◆ Stated goal ◆
Wherever the string "React" appears in the listing, copy that line.

◆ Data shown ◆
=======

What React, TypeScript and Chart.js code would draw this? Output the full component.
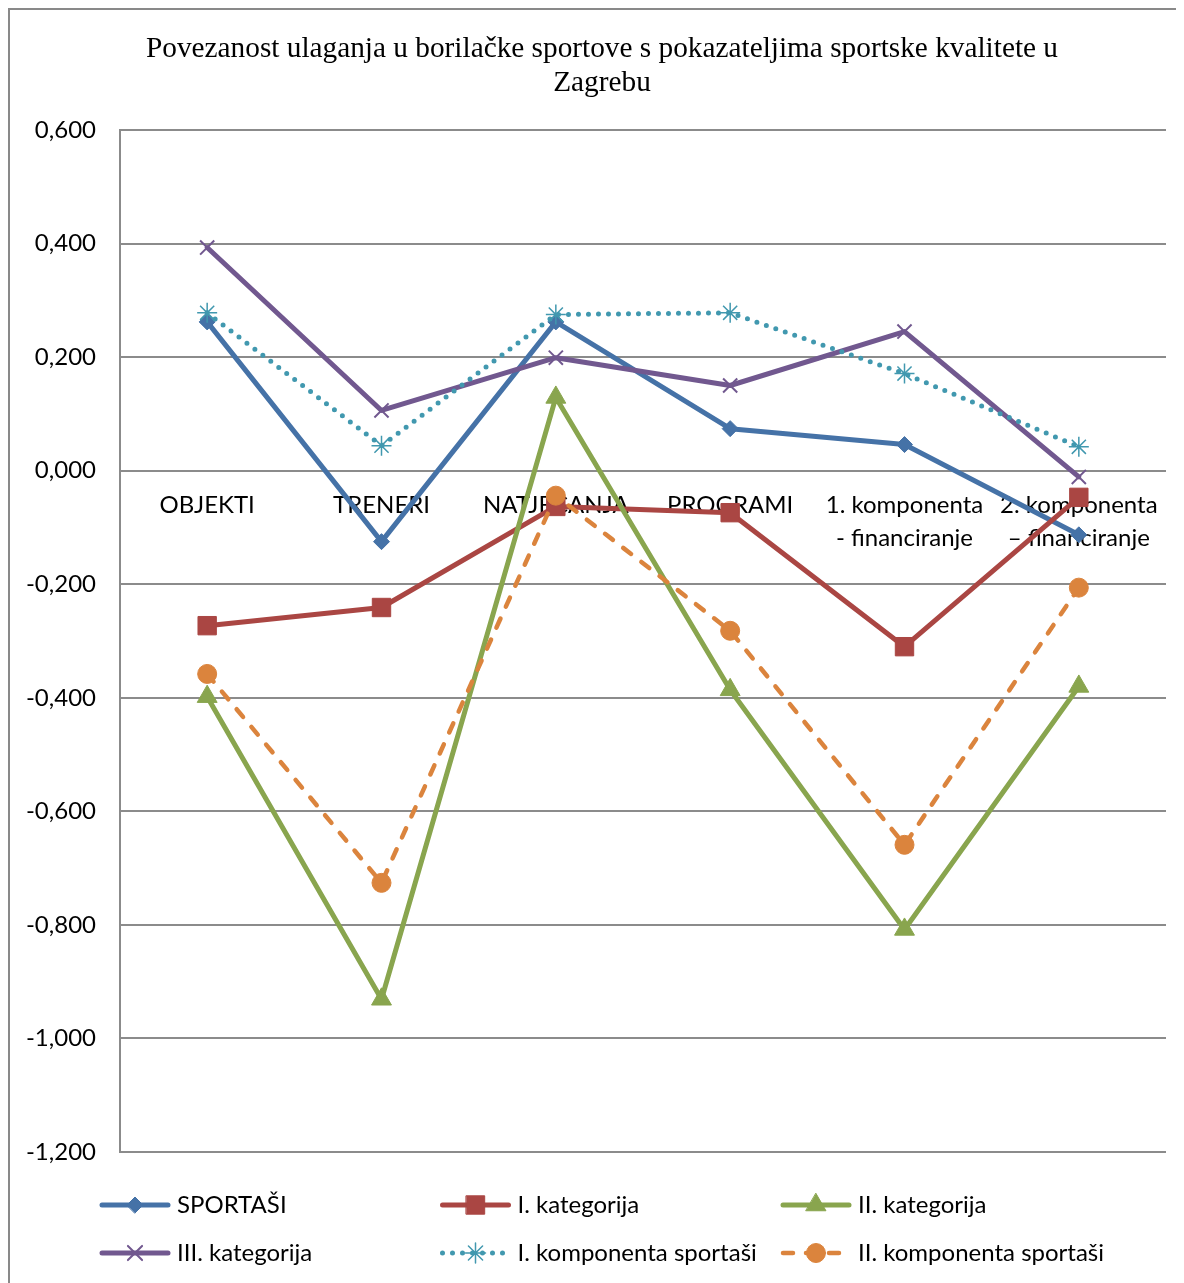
import React, { useEffect, useRef } from 'react';
import { Chart, registerables } from 'chart.js';
import { drawPoint } from 'chart.js/helpers';

Chart.register(...registerables);

const TITLE = ['Povezanost ulaganja u borilačke sportove s pokazateljima sportske kvalitete u', 'Zagrebu'];
const categories = [
  ['OBJEKTI'],
  ['TRENERI'],
  ['NATJECANJA'],
  ['PROGRAMI'],
  ['1. komponenta', '- financiranje'],
  ['2. komponenta', '– financiranje'],
];
const seriesNames = [
  'SPORTAŠI',
  'I. kategorija',
  'II. kategorija',
  'III. kategorija',
  'I. komponenta sportaši',
  'II. komponenta sportaši',
];
const sportasi = [0.262, -0.125, 0.262, 0.074, 0.046, -0.113];
const kategorija1 = [-0.273, -0.241, -0.063, -0.074, -0.31, -0.047];
const kategorija2 = [-0.398, -0.931, 0.129, -0.386, -0.808, -0.38];
const kategorija3 = [0.393, 0.106, 0.199, 0.15, 0.245, -0.011];
const komponenta1 = [0.278, 0.044, 0.275, 0.278, 0.171, 0.042];
const komponenta2 = [-0.358, -0.726, -0.044, -0.282, -0.659, -0.206];
const Y_MIN = -1.2;
const Y_MAX = 0.6;
const Y_STEP = 0.2;

const LABEL_FONT = 'Lato';
const LABEL_SIZE = 24;

const titlePlugin = {
  id: 'excelTitle',
  afterDraw(chart: any) {
    const ctx = chart.ctx;
    ctx.save();
    ctx.fillStyle = '#000';
    ctx.font = '29.3px "Liberation Serif"';
    ctx.textAlign = 'center';
    ctx.textBaseline = 'middle';
    TITLE.forEach((line, i) => ctx.fillText(line, 592, 39 + i * 34));
    ctx.restore();
  },
};

const legendPlugin = {
  id: 'excelLegend',
  afterDraw(chart: any) {
    const ctx = chart.ctx;
    chart.data.datasets.forEach((ds: any, i: number) => {
      const col = i % 3;
      const row = Math.floor(i / 3);
      const x0 = 90 + col * 340.5;
      const y = 1195 + row * 48;
      ctx.save();
      ctx.strokeStyle = ds.borderColor;
      ctx.lineWidth = ds.borderWidth;
      ctx.lineCap = 'round';
      ctx.setLineDash(ds.borderDash || []);
      ctx.beginPath();
      ctx.moveTo(x0 + 2, y);
      ctx.lineTo(x0 + 68, y);
      ctx.stroke();
      ctx.setLineDash([]);
      ctx.fillStyle = ds.pointBackgroundColor;
      ctx.strokeStyle = ds.pointBorderColor;
      ctx.lineWidth = ds.pointBorderWidth;
      drawPoint(ctx, { pointStyle: ds.pointStyle, radius: ds.pointRadius, rotation: 0, borderWidth: ds.pointBorderWidth } as any, x0 + 35, y);
      ctx.fillStyle = '#000';
      ctx.font = `${LABEL_SIZE}px ${LABEL_FONT}`;
      ctx.textBaseline = 'middle';
      ctx.textAlign = 'left';
      ctx.fillText(seriesNames[i], x0 + 77, y);
      ctx.restore();
    });
  },
};

function fmt(v: number) {
  const x = Math.abs(v) < 1e-9 ? 0 : v;
  return x.toFixed(3).replace('.', ',');
}

export default function App() {
  const ref = useRef<HTMLCanvasElement>(null);
  useEffect(() => {
    if (!ref.current) return;
    const mk = (
      label: string,
      data: number[],
      color: string,
      pointStyle: string,
      radius: number,
      extra: any = {}
    ) => ({
      label,
      data,
      borderColor: color,
      backgroundColor: color,
      pointBackgroundColor: color,
      pointBorderColor: color,
      pointStyle,
      pointRadius: radius,
      pointHoverRadius: radius,
      pointBorderWidth: 1,
      borderWidth: 5,
      tension: 0,
      borderCapStyle: 'round',
      borderJoinStyle: 'round',
      ...extra,
    });
    const datasets = [
      mk(seriesNames[0], sportasi, '#4572A7', 'rectRot', 8),
      mk(seriesNames[1], kategorija1, '#AA4643', 'rect', 13),
      mk(seriesNames[2], kategorija2, '#89A54E', 'triangle', 11.5),
      mk(seriesNames[3], kategorija3, '#71588F', 'crossRot', 10, { pointBorderWidth: 2 }),
      mk(seriesNames[4], komponenta1, '#4198AF', 'star', 10, { pointBorderWidth: 1.5, borderDash: [0, 10] }),
      mk(seriesNames[5], komponenta2, '#DB843D', 'circle', 9.5, { borderDash: [10, 13], borderWidth: 4.5 }),
    ].map((d, i, arr) => ({ ...d, order: arr.length - 1 - i }));

    const chart = new Chart(ref.current, {
      type: 'line',
      data: { labels: categories, datasets },
      plugins: [titlePlugin, legendPlugin],
      options: {
        responsive: false,
        animation: false,
        layout: { padding: { left: 0, right: 18, top: 120, bottom: 131 } },
        plugins: {
          legend: { display: false },
          tooltip: { enabled: false },
          title: { display: false },
        },
        scales: {
          x: {
            type: 'category',
            offset: true,
            position: { y: 0 },
            z: 1,
            grid: { display: false, drawTicks: false },
            border: { display: false },
            ticks: {
              color: '#000',
              font: { family: LABEL_FONT, size: LABEL_SIZE, lineHeight: '33px' },
              padding: 18,
              maxRotation: 0,
              minRotation: 0,
              autoSkip: false,
            },
          },
          y: {
            min: Y_MIN,
            max: Y_MAX,
            afterFit: (scale: any) => {
              scale.width = 110;
            },
            grid: { color: '#8b8b8b', lineWidth: 2, drawTicks: false },
            border: { display: true, color: '#8b8b8b', width: 2 },
            ticks: {
              stepSize: Y_STEP,
              color: '#000',
              font: { family: LABEL_FONT, size: LABEL_SIZE },
              padding: 24,
              callback: (v: any) => fmt(Number(v)),
            },
          },
        },
      } as any,
    });
    return () => chart.destroy();
  }, []);

  return (
    <div
      style={{
        position: 'relative',
        width: 1176,
        height: 1275,
        boxSizing: 'border-box',
        borderLeft: '2px solid #898989',
        borderTop: '2px solid #898989',
        overflow: 'hidden',
        background: '#fff',
      }}
    >
      <canvas ref={ref} width={1174} height={1273} style={{ display: 'block', width: 1174, height: 1273 }} />
    </div>
  );
}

=======

◆ Task result ◆
What React, TypeScript and Chart.js code would draw this? Output the full component.
import React, { useEffect, useRef } from 'react';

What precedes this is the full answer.